Beginner Level
What Is It?
Economic indicators are data points that measure the health and direction of the economy, such as inflation, employment, growth, manufacturing, and consumer spending.
Origin
Governments began systematically collecting economic statistics in the 20th century to guide policy and measure national performance.
Why It Matters
Markets react strongly to economic indicators because they influence interest rates, corporate earnings, credit conditions, and investor expectations.
Intermediate Level
Market Mechanics
Indicators can be leading, coincident, or lagging.
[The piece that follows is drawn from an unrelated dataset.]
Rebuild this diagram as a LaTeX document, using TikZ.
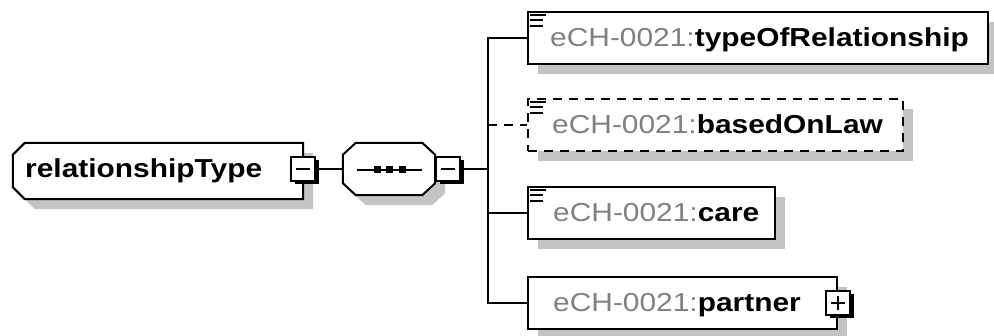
\documentclass[tikz,border=0pt]{standalone}
\usepackage{fontspec}
\setmainfont{Liberation Sans}[FakeStretch=1.15]
\usetikzlibrary{shadows}
\definecolor{shadowgrey}{RGB}{196,196,196}
\definecolor{nsgrey}{RGB}{128,128,128}

% three-bar documentation marker in the top left corner of an element box
\newcommand\docmark[1]{%
  \draw[markbar] ([shift={(3pt,-4pt)}]#1.north west) -- ++(16,0)
                 ([shift={(3pt,-9.5pt)}]#1.north west) -- ++(13,0)
                 ([shift={(3pt,-15pt)}]#1.north west) -- ++(13,0);}

\begin{document}
\begin{tikzpicture}[x=1pt,y=-1pt,
  greyshadow/.style={drop shadow={shadow xshift=10pt,shadow yshift=-10pt,fill=shadowgrey,opacity=1}},
  elembox/.style={draw=black,line width=2pt,fill=white,minimum height=52pt,inner sep=0pt,greyshadow},
  optbox/.style={elembox,dashed,dash pattern=on 9pt off 7pt},
  togglebox/.style={draw=black,fill=white,line width=1.5pt,minimum size=24pt,inner sep=0pt,
    drop shadow={shadow xshift=3.5pt,shadow yshift=-3.5pt,fill=black,opacity=1}},
  conn/.style={draw=black,line width=2pt},
  sign/.style={line width=2pt},
  markbar/.style={line width=2pt},
  lbl/.style={font=\fontsize{26}{30}\selectfont,inner sep=0pt,anchor=base west}]

\useasboundingbox (0,0) rectangle (994,336);

% ---- complex type relationshipType ----
\node[minimum width=290pt,minimum height=56pt,inner sep=0pt] (rel) at (158,171) {};
\draw[line width=2pt,fill=white,greyshadow]
  ([xshift=12pt]rel.north west) -- (rel.north east) -- (rel.south east)
  -- ([xshift=12pt]rel.south west) -- ([yshift=12pt]rel.south west)
  -- ([yshift=-12pt]rel.north west) -- cycle;
\node[lbl] (relt) at (25,178) {\textbf{relationshipType}};
\node[togglebox] (relm) at (303,169) {};
\draw[sign] ([xshift=-7pt]relm.center) -- ([xshift=7pt]relm.center);

% ---- sequence compositor ----
\node[minimum width=92pt,minimum height=52pt,inner sep=0pt] (seq) at (389,169) {};
\draw[line width=2pt,fill=white,greyshadow]
  ([xshift=13pt]seq.north west) -- ([xshift=-13pt]seq.north east)
  -- ([yshift=-12pt]seq.north east) -- ([yshift=12pt]seq.south east)
  -- ([xshift=-13pt]seq.south east) -- ([xshift=13pt]seq.south west)
  -- ([yshift=12pt]seq.south west) -- ([yshift=-12pt]seq.north west) -- cycle;
\draw[line width=1.5pt] ([xshift=-32pt,yshift=-1pt]seq.center) -- ([xshift=33pt,yshift=-1pt]seq.center);
\foreach \dx in {-12,0,13}
  \fill ([shift={(\dx pt-3.5pt,2.5pt)}]seq.center) rectangle ++(7,7);
\node[togglebox] (seqm) at (448,169) {};
\draw[sign] ([xshift=-7pt]seqm.center) -- ([xshift=7pt]seqm.center);

% ---- child elements ----
\node[elembox,minimum width=460pt] (c1) at (758,38) {};
\docmark{c1}
\node[lbl] (c1t) at (550,47) {\textcolor{nsgrey}{eCH-0021:}\textbf{typeOfRelationship}};

\node[optbox,minimum width=375pt] (c2) at (715.5,125) {};
\docmark{c2}
\node[lbl] (c2t) at (552,134) {\textcolor{nsgrey}{eCH-0021:}\textbf{basedOnLaw}};

\node[elembox,minimum width=247pt] (c3) at (651.5,213) {};
\docmark{c3}
\node[lbl] (c3t) at (553,222) {\textcolor{nsgrey}{eCH-0021:}\textbf{care}};

\node[elembox,minimum width=309pt] (c4) at (682.5,303) {};
\node[lbl] (c4t) at (553,312) {\textcolor{nsgrey}{eCH-0021:}\textbf{partner}};
\node[togglebox] (c4p) at (c4.east) {};
\draw[sign] ([xshift=-7pt]c4p.center) -- ([xshift=7pt]c4p.center)
            ([yshift=-7pt]c4p.center) -- ([yshift=7pt]c4p.center);

% ---- connectors ----
\coordinate (tr) at (488,169);
\draw[conn] (relm.east) -- (seq.west);
\draw[conn] (seqm.east) -- (tr);
\draw[conn] (tr) |- (c1.west);
\draw[conn] (tr) |- (c3.west);
\draw[conn] (tr) |- (c4.west);
\draw[conn,dashed,dash pattern=on 9pt off 7pt] (tr |- c2.west) -- (c2.west);
\end{tikzpicture}
\end{document}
CPI, PPI, GDP, unemployment, retail sales, ISM, PMI, and jobless claims are among the most watched.
How It Behaves
Indicators often shift before recessions or recoveries become obvious. Markets react not only to the number itself but to whether it beats or misses expectations.
Key Data to Watch
CPI, PCE, GDP, unemployment, jobless claims, retail sales, ISM, PMI, housing starts, and consumer confidence.
Advanced Level
Institutional Behavior
Institutions model data surprises, policy reactions, and asset sensitivity to each economic release.
Professional Use Cases
Macro trading, rates positioning, sector rotation, recession forecasting, and risk regime modeling.
AI Interpretation in Systems Like Arkhe
Macro Agent scores data surprises and maps them to regime probabilities. Risk Agent stress-tests portfolio exposure after major releases.
Key Takeaways
Economic indicators are the dashboard of the economy.